Cannabis: make it legal, don’t make it pay
Clinical psychologist Nic Beets argues legalisation of cannabis should not be synonymous with commercialisation. Any commercial enterprise's objective is to move as much product as possible - and in the case of drugs, increasing sales equates to increasing harm, he writes.
I don’t want big business marketing cannabis to my kids.
This is what will happen in Canada with the recent purchase of a market leading cannabis business by a major tobacco company.
In New Zealand, right now, we have a chance to do something different.
I’m very much in favour of legalising pot. Like the majority of Kiwis, I think the hypocrisy of criminalising people who use a drug that is less harmful than alcohol or tobacco must end. The need is made more urgent by the fact that it is young people and Maori and Pasifika whose lives are most often blighted by this inequity.
But I want to challenge the assumption that legalisation is synonymous with commercialisation.
We have a unique opportunity to avoid the mistake that was made with alcohol and tobacco: we should not allow businesses (and the Government through taxes) to profit from the sale of harmful substances and hence have every incentive to market them aggressively.
Using cannabis has risks, although significantly less than alcohol or tobacco, so the primary aim of any legislation should be to minimise harm. For a government to pass legislation with any other aim is unacceptable. The most effective way to minimise harm is to minimise consumption.
Taking away the profit motive is key. Without profit, there is no marketing. The purpose of marketing is to increase profit by increasing sales. In the case of drugs like alcohol or cannabis “increasing sales” equates to increasing harm.
This is the opinion of Dr Benedikt Fischer, a professor of addiction research at the University of Auckland. He was a scientific advisor to the Canadian Government in developing its cannabis legalisation framework. In a recent opinion piece in The Herald he advised: “Keep the cannabis industry at bay … any commercial industry's overarching objective is to sell as much product as possible… Such dynamics have resulted in extensive public health harms with alcohol and tobacco – and should not be repeated for a newly legal cannabis industry”
The solution is simple: Make it legal but don’t let anyone make money from it.
Cannabis is an easy plant to grow. It needs minimal soil and care. You can grow enough to keep the average user supplied in a planter on a balcony. There is already a strong culture of sharing amongst pot smokers. All of this means that it is possible to legalise the growing and use of marijuana and yet keep it illegal to sell it for profit.
Here is a proposal taken from a draft of a forthcoming paper to be presented at an international law conference:
“That the law should be amended so that: (a) there is no law against the possession or consumption of cannabis; and (b) there is no law against cultivating cannabis, and no legal limit on the quantity that a person can cultivate; and (c) there is no law against giving cannabis away (except to children); but (d) selling cannabis is a criminal offence and there is no licensed industry (other than for medical purposes).”
... if we legalise the growing but not the sale, we undercut everybody.
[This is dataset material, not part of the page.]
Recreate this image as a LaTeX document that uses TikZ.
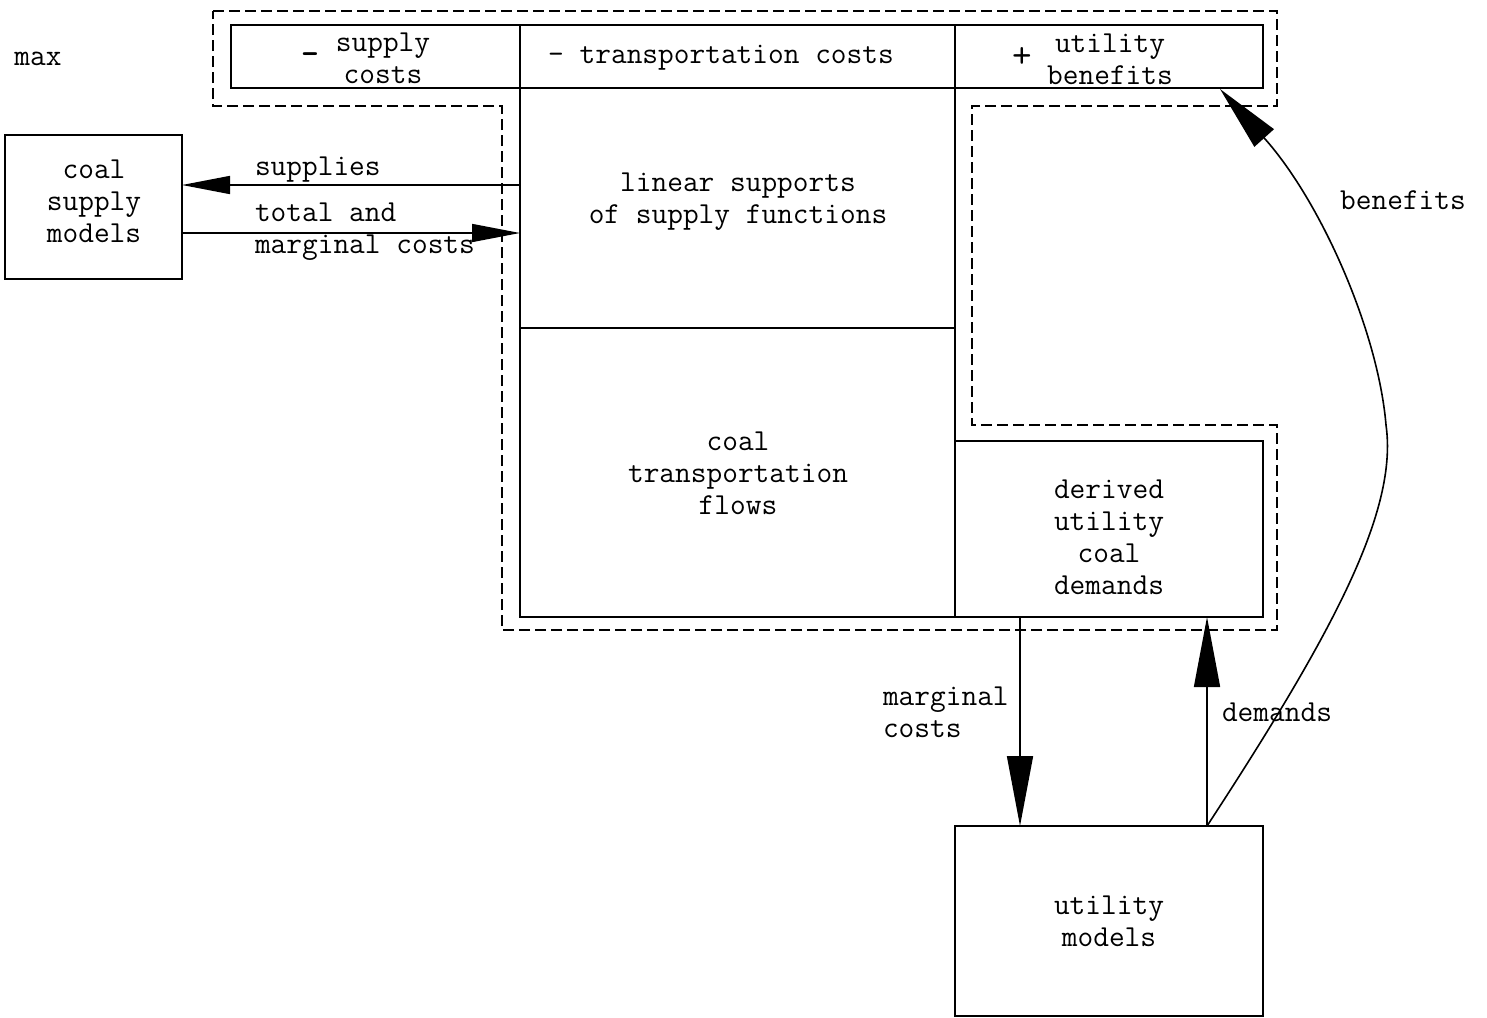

It’s a pretty safe bet that there isn’t going to be much profit if you can grow it yourself for free.
I’m putting this out there because the debate that will shape the referendum about the legal status of cannabis has started and it will take public pressure to prevent the Government from going down the commercialisation route.
No-one seems to be considering this possibility (well, apart from my mate Simon who was the first one to suggest this solution to me). Some organisations tasked with harm minimisation seem fixated on getting more funding for their education campaigns rather than coming up with proposals to minimise harm.
The Government is unlikely to take the lead on this. We know from the USA and Canadian experiences that governments find new sources of tax revenue irresistible. The public health benefits of preventing another recreational drug being added to the list of products being marketed to us are obvious. The state, always under fiscal pressure, finds itself conflicted between minimising harm by discouraging usage and its appetite for potential revenue. If it gives in to greed, then once again the state places itself in a hypocritical position regarding cannabis and undermines its own credibility – not a good outcome for any legislation.
A law that allows a commercial market creates spaces for a black market. Established criminals with existing distribution networks will find ways to undercut legal suppliers. However if we legalise the growing but not the sale, we undercut everybody. It’s a pretty safe bet that there isn’t going to be much profit if you can grow it yourself for free.
The exception to the ban on commercial marijuana sale should be for medicines. It is an outrageous anomaly that someone in pain can easily get a relatively dangerous opioid medication but not a significantly safer one derived from cannabis.
Cannabis based medicine should be dealt with like any medicine – it requires careful testing, quality control, standardised dosages etc, and should be taken under medical direction.
Coming back to the recreational drug – we are a nation that still has a strong DIY spirit. It’s too late for alcohol and tobacco. We have a chance to do something different with cannabis. Let’s do it ourselves, grow our own, share it with our friends and keep the kinds of people who have no qualms about making money from doing harm (e.g. big tobacco or gangs) well away from this drug at least.
Nic Beets is a Clinical Psychologist in private practice specialising in couple therapy who says he has spent far too much of the last 25 years addressing the impact of drug abuse.